Breaks down documents into smaller, overlapping chunks (e.g., 256 tokens with 128 token overlap). Use for long documents to maintain local context and ensure no information is missed at chunk boundaries.

Advanced RAG Pre-processing

3. Sentence Window

Retrieves a single sentence and adds the surrounding sentences as context. Use for highly specific, fact-based queries where the exact sentence is key, but context is needed for meaning.

Advanced RAG Pre-processing

4. Hierarchical RAG

Creates a hierarchy of summaries. Retrieves from summaries first, then "drills down" to retrieve from the underlying raw text chunks. Use for large, complex document sets.

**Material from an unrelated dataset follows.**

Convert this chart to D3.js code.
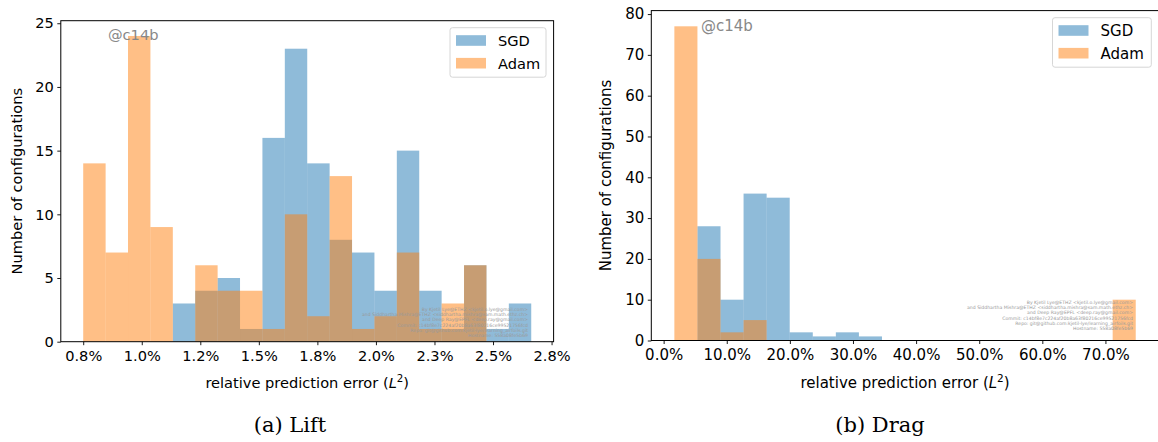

Advanced RAG Post-processing

5. Contextual Re-ranking

Retrieves a large number of documents (e.g., top 50) and then uses a smaller, more precise model to re-rank them for relevance. Use to improve precision when initial retrieval is "noisy."

Modular RAG Search

6. Multi-query

Generates multiple different queries from a single user query to broaden the search. Use when a user's query is ambiguous or could be interpreted in multiple ways.

Modular RAG Search

7. RAG-Fusion

Generates multiple queries, retrieves documents for each, and then intelligently merges and re-ranks all results. Use to get a comprehensive answer from diverse sources.

Modular RAG Memory

8. CoRAG

Corrective RAG. Uses retrieved documents to verify and correct its own generated answer, iterating until the answer is factually grounded. Use for high-stakes, accuracy-critical tasks.

Modular RAG Response

9. Self-RAG

Uses retrieved documents to reflect on and improve its own generation process in real-time, deciding when to retrieve more or when to answer. Use for complex, multi-step queries.

Modular RAG Augmentation

10. Chain-of-Thought (CoT)

Integrates step-by-step reasoning into the generation process. Uses retrieved context to inform each step. Use for complex problems that require logical deduction.

Modular RAG Augmentation

11. Tree of Thought (ToT)

Explores multiple reasoning paths (branches) simultaneously and evaluates them, pruning weak paths. Use for highly complex problems with no single, clear answer path.

Modular RAG Augmentation

12. RAG-Fusion (Augmentation)

This appears again, linking augmentation with search. It involves fusing augmented context from multiple query sources before the final generation step. Use to synthesize diverse information.